Published in Marginal Analysis 4 mins read

Finding marginal output involves calculating the additional output generated by adding one more unit of a specific input while keeping all other factors constant. It is a crucial concept in economics and business, often referred to as marginal product.

Understanding Marginal Output

Marginal output, or marginal product, is a fundamental metric that measures the change in total output resulting from a one-unit increase in a variable input. This concept helps businesses understand the productivity of each additional unit of input, such as labor, capital, or raw materials. For instance, the marginal product of labor specifically measures the change in total output that results from adding an extra unit of labor, ensuring all other production factors remain unchanged. This isolation of variables allows for a clear understanding of the input's individual contribution.

The Formula for Marginal Output

To calculate marginal output, you simply divide the change in total product by the change in the input being considered. This straightforward calculation provides insights into how efficiently resources are being utilized.

The general formula is:

$$ \text{Marginal Output (MO)} = \frac{\text{Change in Total Output}}{\text{Change in Input}} $$

When specifically looking at the Marginal Product of Labor (MPL), the formula becomes:

$$ \text{MPL} = \frac{\Delta \text{Total Product (TP)}}{\Delta \text{Labor (L)}} $$

Where:

  • $\Delta \text{TP}$ represents the change in total output.
  • $\Delta \text{L}$ represents the change in the number of labor units (e.g., workers or hours).

Calculating Marginal Output: A Practical Example

Let's consider a small manufacturing company that produces widgets. The company wants to understand how adding more workers impacts its total output.
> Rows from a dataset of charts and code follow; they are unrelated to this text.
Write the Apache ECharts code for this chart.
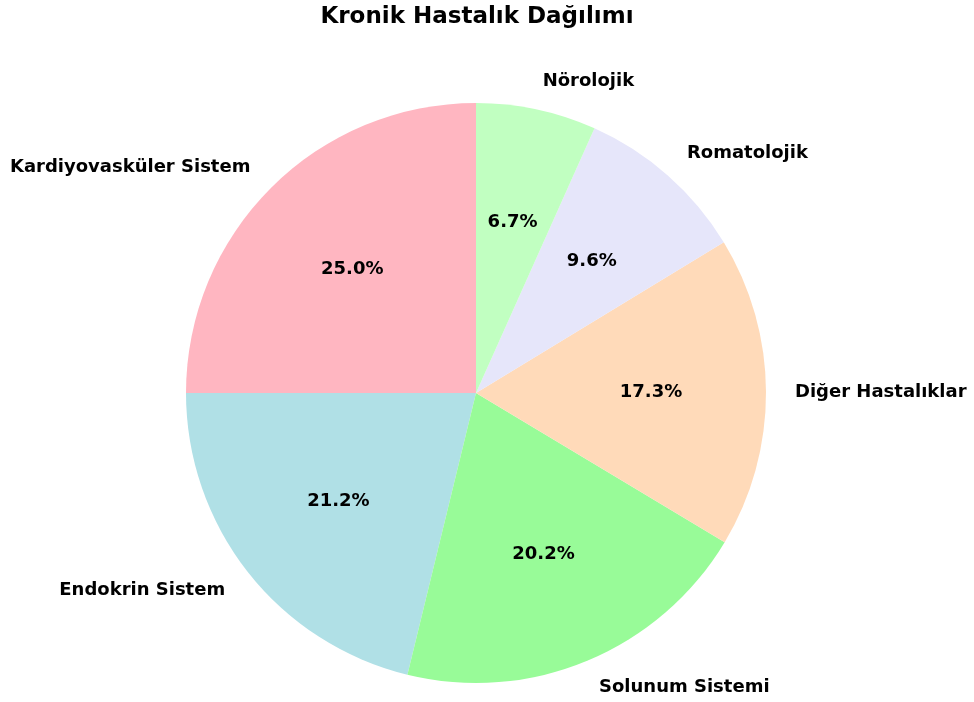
<!DOCTYPE html>
<html>
<head>
<meta charset="utf-8">
<script src="https://cdn.jsdelivr.net/npm/echarts@6/dist/echarts.min.js"></script>
<style>
  html, body { margin: 0; padding: 0; background: #fff; }
  #chart { width: 974px; height: 702px; }
</style>
</head>
<body>
<div id="chart"></div>
<script>
const categories = ['Kardiyovasküler Sistem', 'Endokrin Sistem', 'Solunum Sistemi', 'Diğer Hastalıklar', 'Romatolojik', 'Nörolojik'];
const shares = [25.0, 21.2, 20.2, 17.3, 9.6, 6.7];
const sliceColors = ['#FFB6C1', '#B0E0E6', '#98FB98', '#FFDAB9', '#E6E6FA', '#C1FFC1'];

const font = 'DejaVu Sans';
const R = 290;
const center = [476, 393];

const chart = echarts.init(document.getElementById('chart'), null, { renderer: 'canvas' });

const sliceData = categories.map((name, i) => ({
  name, value: shares[i], itemStyle: { color: sliceColors[i] }
}));

chart.setOption({
  animation: false,
  title: {
    text: 'Kronik Hastalık Dağılımı',
    left: center[0] - 4, top: 1, textAlign: 'center',
    textStyle: { fontFamily: font, fontWeight: 'bold', fontSize: 23, color: '#000' }
  },
  series: [
    {
      // slices + category labels outside
      type: 'pie',
      center, radius: R,
      startAngle: 90, clockwise: false,
      avoidLabelOverlap: false,
      silent: true,
      data: sliceData,
      label: {
        position: 'outside',
        distanceToLabelLine: 0,
        fontFamily: font, fontWeight: 'bold', fontSize: 18, color: '#000'
      },
      labelLine: { show: false, length: R * 0.1, length2: 0 },
      emphasis: { disabled: true }
    },
    {
      // percentage labels at 0.6 r
      type: 'pie',
      center, radius: [R * 0.2 - 4, R],
      startAngle: 90, clockwise: false,
      avoidLabelOverlap: false,
      silent: true,
      data: categories.map((name, i) => ({ name, value: shares[i] })),
      itemStyle: { color: 'rgba(0,0,0,0)' },
      label: {
        position: 'inside',
        formatter: p => p.value.toFixed(1) + '%',
        fontFamily: font, fontWeight: 'bold', fontSize: 18, color: '#000'
      },
      labelLine: { show: false },
      emphasis: { disabled: true }
    }
  ]
});
</script>
</body>
</html>
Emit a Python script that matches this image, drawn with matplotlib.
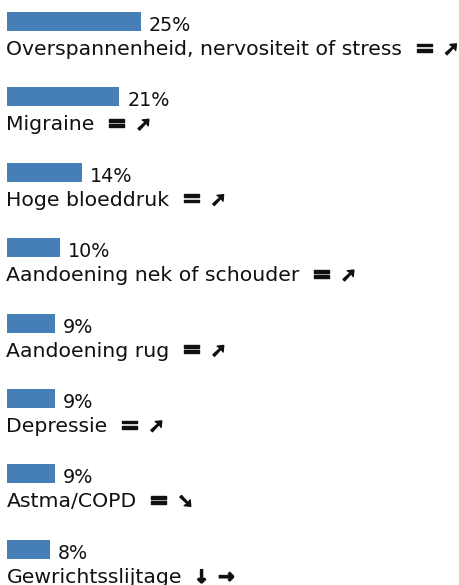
import matplotlib
matplotlib.use('Agg')
import matplotlib.pyplot as plt
import matplotlib.patheffects as pe

# Gegevens
categories = [
    'Overspannenheid, nervositeit of stress',
    'Migraine',
    'Hoge bloeddruk',
    'Aandoening nek of schouder',
    'Aandoening rug',
    'Depressie',
    'Astma/COPD',
    'Gewrichtsslijtage',
]
values = [25, 21, 14, 10, 9, 9, 9, 8]
trend_a = ['=', '=', '=', '=', '=', '=', '=', '\u2193']
trend_b = ['\u279a', '\u279a', '\u279a', '\u279a', '\u279a', '\u279a', '\u2798', '\u2192']

BAR_COLOR = '#467fb8'
PX_PER_PCT = 5.38
ROW_PX = 75.4
X0_PX = 6.5
Y0_PX = 21.5

fig = plt.figure(figsize=(4.6, 5.85), dpi=100)
ax = fig.add_axes([0, 0, 1, 1])
ax.set_xlim(-X0_PX / PX_PER_PCT, (460 - X0_PX) / PX_PER_PCT)
ax.set_ylim((585 - Y0_PX) / ROW_PX, -Y0_PX / ROW_PX)
ax.axis('off')

bar_h = 19 / ROW_PX
ypos = list(range(len(categories)))
ax.barh(ypos, values, height=bar_h, color=BAR_COLOR, left=0)

fs = 14.7
fig.canvas.draw()
renderer = fig.canvas.get_renderer()
inv = ax.transData.inverted()
heavy = [pe.withStroke(linewidth=1.0, foreground='#111111')]


def right_edge(t):
    bb = t.get_window_extent(renderer)
    return inv.transform((bb.x1, bb.y0))[0]


for y, cat, v, ta, tb in zip(ypos, categories, values, trend_a, trend_b):
    ax.text(v + 8 / PX_PER_PCT, y + 9.5 / ROW_PX, f'{v}%', fontsize=13.8,
            va='baseline', ha='left', color='#111111')
    base = y + 33.5 / ROW_PX
    t = ax.text(0, base, cat, fontsize=fs, va='baseline',
                ha='left', color='#111111')
    x1 = right_edge(t)
    s1 = ax.text(x1 + 12 / PX_PER_PCT, base, ta, fontsize=17 if ta == '=' else 13,
                 fontweight='bold', va='baseline', ha='left',
                 color='#111111', path_effects=heavy)
    x2 = right_edge(s1)
    ax.text(x2 + 9 / PX_PER_PCT, base, tb, fontsize=14,
            fontweight='bold', va='baseline', ha='left', color='#111111',
            path_effects=heavy)

fig.savefig('out.png', dpi=100)
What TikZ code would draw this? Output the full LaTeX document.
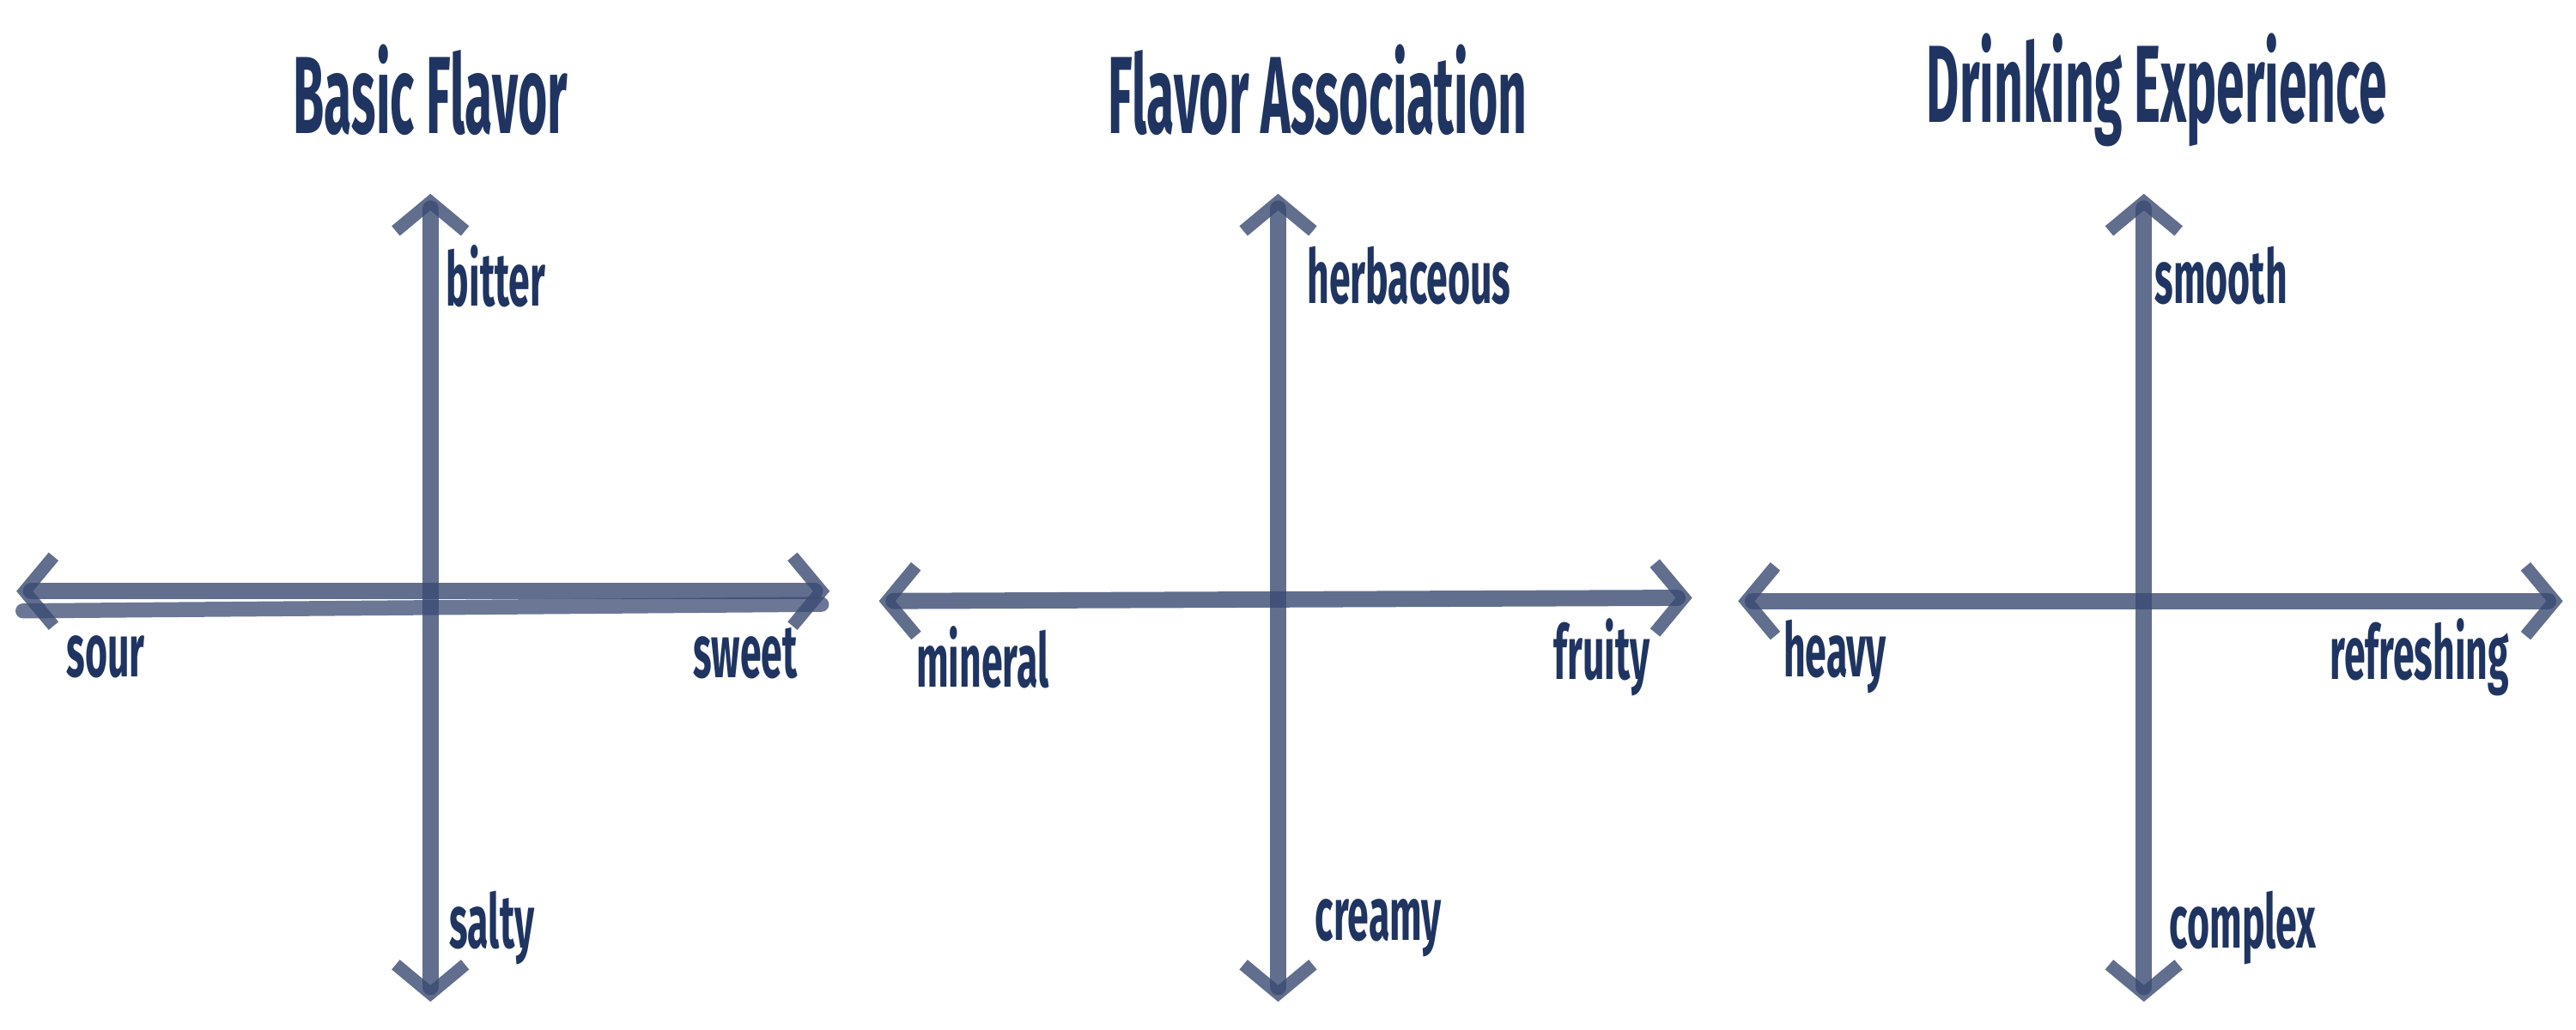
\documentclass[tikz,border=0pt]{standalone}
\usepackage{fontspec}
\setmainfont{Fira Sans}
\usetikzlibrary{arrows.meta}
\definecolor{navy}{HTML}{1F3461}
\definecolor{chalk}{HTML}{3A4A72}
\tikzset{
 axis/.style={draw=chalk, line width=2.8pt, opacity=0.8, line cap=round, {Straight Barb[length=5pt,width=12pt,line width=2.2pt]}-{Straight Barb[length=5pt,width=12pt,line width=2.2pt]}},
 ttl/.style={text=navy, font=\fontsize{19}{22}\selectfont\bfseries},
 lbl/.style={text=navy, inner sep=0pt, font=\fontsize{13}{15}\selectfont\bfseries}
}
\newcommand{\cnd}[1]{\scalebox{0.46}[1]{#1}}
\newcommand{\cnl}[1]{\scalebox{0.51}[1]{#1}}
\begin{document}
\begin{tikzpicture}[x=0.01cm,y=-0.01cm]
\useasboundingbox (0,0) rectangle (1568,627);
% panel 1
\node[ttl] (t1) at (262,55) {\cnd{Basic Flavor}};
\coordinate (v1a) at (262,118); \coordinate (v1b) at (262,610);
\coordinate (h1a) at (10,360); \coordinate (h1b) at (505,360);
\coordinate (h1c) at (14,372); \coordinate (h1d) at (500,368);
\draw[axis] (v1b) -- (v1a);
\draw[axis] (h1a) -- (h1b);
\draw[draw=chalk, line width=2.6pt, opacity=0.75, line cap=round] (h1c) -- (h1d);
\node[lbl,anchor=west] (b1) at (271,168) {\cnl{bitter}};
\node[lbl,anchor=west] (s1) at (40,400) {\cnl{sour}};
\node[lbl,anchor=east] (w1) at (486,398) {\cnl{sweet}};
\node[lbl,anchor=west] (y1) at (273,565) {\cnl{salty}};
% panel 2
\node[ttl] (t2) at (802,55) {\cnd{Flavor Association}};
\coordinate (v2a) at (778,118); \coordinate (v2b) at (778,610);
\coordinate (h2a) at (535,366); \coordinate (h2b) at (1030,364);
\draw[axis] (v2b) -- (v2a);
\draw[axis] (h2a) -- (h2b);
\node[lbl,anchor=west] (b2) at (795,168) {\cnl{herbaceous}};
\node[lbl,anchor=west] (s2) at (557,400) {\cnl{mineral}};
\node[lbl,anchor=east] (w2) at (1005,400) {\cnl{fruity}};
\node[lbl,anchor=west] (y2) at (800,565) {\cnl{creamy}};
% panel 3
\node[ttl] (t3) at (1313,55) {\cnd{Drinking Experience}};
\coordinate (v3a) at (1305,118); \coordinate (v3b) at (1305,610);
\coordinate (h3a) at (1058,366); \coordinate (h3b) at (1560,366);
\draw[axis] (v3b) -- (v3a);
\draw[axis] (h3a) -- (h3b);
\node[lbl,anchor=west] (b3) at (1311,168) {\cnl{smooth}};
\node[lbl,anchor=west] (s3) at (1085,400) {\cnl{heavy}};
\node[lbl,anchor=east] (w3) at (1528,400) {\cnl{refreshing}};
\node[lbl,anchor=west] (y3) at (1320,565) {\cnl{complex}};
\end{tikzpicture}
\end{document}
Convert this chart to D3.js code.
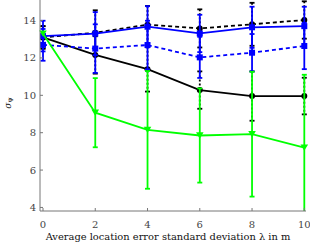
<!DOCTYPE html>
<html><head><meta charset="utf-8">
<script src="https://cdn.jsdelivr.net/npm/d3@7"></script>
<style>body{margin:0;background:#fff}svg{display:block}</style>
</head><body>
<script>
const xs = [0, 2, 4, 6, 8, 10];
const xTicks = [0, 2, 4, 6, 8, 10];
const yTicks = [4, 6, 8, 10, 12, 14];
const blackDashedMean = [13.1, 13.35, 13.78, 13.58, 13.8, 14.03];
const blackDashedErr  = [0.6, 1.2, 1.0, 1.02, 1.15, 1.0];
const blackSolidMean  = [13.1, 12.16, 11.4, 10.28, 9.96, 9.96];
const blackSolidErr   = [0.6, 1.0, 1.2, 1.0, 1.32, 0.98];
const blueDashedMean  = [12.7, 12.5, 12.69, 12.03, 12.28, 12.64];
const blueDashedErr   = [0.85, 1.3, 1.3, 1.1, 1.0, 1.24];
const blueSolidMean   = [13.17, 13.3, 13.67, 13.31, 13.64, 13.7];
const blueSolidErr    = [0.82, 1.15, 1.1, 1.0, 1.1, 1.04];
const greenMean       = [13.3, 9.07, 8.15, 7.85, 7.92, 7.2];
const greenErr        = [0.0, 1.85, 3.15, 2.52, 3.34, 3.9];

const W = 310, H = 243;
const svg = d3.select("body").append("svg").attr("width", W).attr("height", H);
const x = d3.scaleLinear().domain([-0.115, 10.065]).range([40, 306]);
const y = d3.scaleLinear().domain([3.81, 15.1]).range([211, 0]);

const series = [
  {m: blackSolidMean, e: blackSolidErr, c: "#000", dash: null, ebDash: "2,2", mk: "circle"},
  {m: blackDashedMean, e: blackDashedErr, c: "#000", dash: "4,3", ebDash: "2,2", mk: "circle"},
  {m: blueDashedMean, e: blueDashedErr, c: "#0000ff", dash: "4,3", ebDash: null, mk: "square"},
  {m: blueSolidMean, e: blueSolidErr, c: "#0000ff", dash: null, ebDash: null, mk: "square"},
  {m: greenMean, e: greenErr, c: "#00ff00", dash: null, ebDash: null, mk: "tri"}
];

svg.append("clipPath").attr("id","clp").append("rect")
  .attr("x", 0).attr("y", 0).attr("width", W).attr("height", 211);
const g = svg.append("g").attr("clip-path","url(#clp)");

series.forEach(s => {
  const pts = xs.map((v,i) => ({x: v, m: s.m[i], e: s.e[i]}));
  const eb = g.append("g");
  pts.forEach(p => {
    if (p.e <= 0) return;
    eb.append("line").attr("x1", x(p.x)).attr("x2", x(p.x))
      .attr("y1", y(p.m + p.e)).attr("y2", y(p.m - p.e))
      .attr("stroke", s.c).attr("stroke-width", 1.8)
      .attr("stroke-dasharray", s.ebDash);
    [p.m + p.e, p.m - p.e].forEach(v => {
      eb.append("line").attr("x1", x(p.x) - 2.5).attr("x2", x(p.x) + 2.5)
        .attr("y1", y(v)).attr("y2", y(v))
        .attr("stroke", s.c).attr("stroke-width", 1.8);
    });
  });
  g.append("path").datum(pts)
    .attr("d", d3.line().x(d => x(d.x)).y(d => y(d.m)))
    .attr("fill", "none").attr("stroke", s.c).attr("stroke-width", 1.8)
    .attr("stroke-dasharray", s.dash);
  pts.forEach(p => {
    const cx = x(p.x), cy = y(p.m);
    if (s.mk === "circle") {
      g.append("circle").attr("cx", cx).attr("cy", cy).attr("r", 3).attr("fill", s.c);
    } else if (s.mk === "square") {
      g.append("rect").attr("x", cx - 3).attr("y", cy - 3).attr("width", 6).attr("height", 6).attr("fill", s.c);
    } else {
      g.append("path").attr("d", `M${cx-3.8},${cy-3.2} L${cx+3.8},${cy-3.2} L${cx},${cy+3.2} Z`).attr("fill", s.c);
    }
  });
});

const axCol = "#777";
svg.append("line").attr("x1", 40).attr("x2", 40).attr("y1", 0).attr("y2", 211).attr("stroke", axCol).attr("stroke-width", 1);
svg.append("line").attr("x1", 40).attr("x2", 306).attr("y1", 211).attr("y2", 211).attr("stroke", axCol).attr("stroke-width", 1);
xTicks.forEach(t => {
  svg.append("line").attr("x1", x(t)).attr("x2", x(t)).attr("y1", 211).attr("y2", 208).attr("stroke", axCol);
  svg.append("text").attr("x", x(t)).attr("y", 228).attr("text-anchor", "middle")
    .attr("font-family", "DejaVu Serif, serif").attr("font-size", 10).attr("fill", "#444").text(t);
});
yTicks.forEach(t => {
  svg.append("line").attr("x1", 40).attr("x2", 43).attr("y1", y(t)).attr("y2", y(t)).attr("stroke", axCol);
  svg.append("text").attr("x", 36).attr("y", y(t) + 3.5).attr("text-anchor", "end")
    .attr("font-family", "DejaVu Serif, serif").attr("font-size", 10).attr("fill", "#444").text(t);
});
svg.append("text").attr("x", 168).attr("y", 240).attr("text-anchor", "middle")
  .attr("font-family", "DejaVu Serif, serif").attr("font-size", 9.9).attr("fill", "#111")
  .text("Average location error standard deviation λ in m");
const yl = svg.append("text").attr("transform", "translate(11,103) rotate(-90)").attr("text-anchor", "middle")
  .attr("font-family", "DejaVu Serif, serif").attr("font-size", 9).attr("fill", "#111");
yl.append("tspan").attr("font-style", "italic").text("σ");
yl.append("tspan").attr("font-size", 6).attr("dy", 2).text("Ψ");
</script>
</body></html>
Number of Workers (Input) Total Widgets Produced (Output) Change in Labor ($\Delta L$) Change in Total Output ($\Delta TP$) Marginal Product of Labor (MPL)
0 0 - - -
1 10 1 10 10/1 = 10
2 25 1 15 15/1 = 15
3 35 1 10 10/1 = 10
4 40 1 5 5/1 = 5
5 42 1 2 2/1 = 2
6 40 1 -2 -2/1 = -2

Step-by-Step Calculation

  1. From 0 to 1 Worker:

    • $\Delta \text{L}$ = 1 - 0 = 1
    • $\Delta \text{TP}$ = 10 - 0 = 10
    • $\text{MPL}$ = 10 / 1 = 10 widgets per worker
  2. From 1 to 2 Workers:

    • $\Delta \text{L}$ = 2 - 1 = 1
    • $\Delta \text{TP}$ = 25 - 10 = 15
    • $\text{MPL}$ = 15 / 1 = 15 widgets per worker
  3. From 2 to 3 Workers:

    • $\Delta \text{L}$ = 3 - 2 = 1
    • $\Delta \text{TP}$ = 35 - 25 = 10
    • $\text{MPL}$ = 10 / 1 = 10 widgets per worker
  4. And so on... Notice how the marginal product changes with each additional worker.

Why Marginal Output Matters

Understanding marginal output is crucial for effective decision-making in production and resource allocation.

Managerial Decisions

Businesses use marginal output to make informed decisions regarding:

  • Hiring: When the marginal product of an additional worker exceeds their wage, it makes economic sense to hire them.
  • Resource Allocation: Identifying which inputs are most productive helps allocate capital and other resources efficiently.
  • Production Levels: Determining the optimal number of units to produce to maximize profit, considering the cost of additional inputs against the revenue from additional output.

The Law of Diminishing Returns

The example above illustrates a key economic principle: the Law of Diminishing Returns. This law states that as you add more of one variable input (like labor) to a fixed input (like machinery or factory space), the marginal product of the variable input will eventually decrease. In our example:

  • The first few workers significantly increase output.
  • After the second worker, the marginal product starts to decline (from 15 to 10, then to 5, and then to 2).
  • Eventually, adding more workers can even lead to a negative marginal product (the 6th worker decreases total output), possibly due to overcrowding or inefficiency.

By calculating marginal output, businesses can identify the point at which adding more input becomes less efficient and plan their production accordingly.

Conclusion

Calculating marginal output provides valuable insights into the productivity of additional inputs and is essential for optimizing production processes and making strategic business decisions. By comparing the additional output gained against the cost of the additional input, companies can ensure efficient resource management.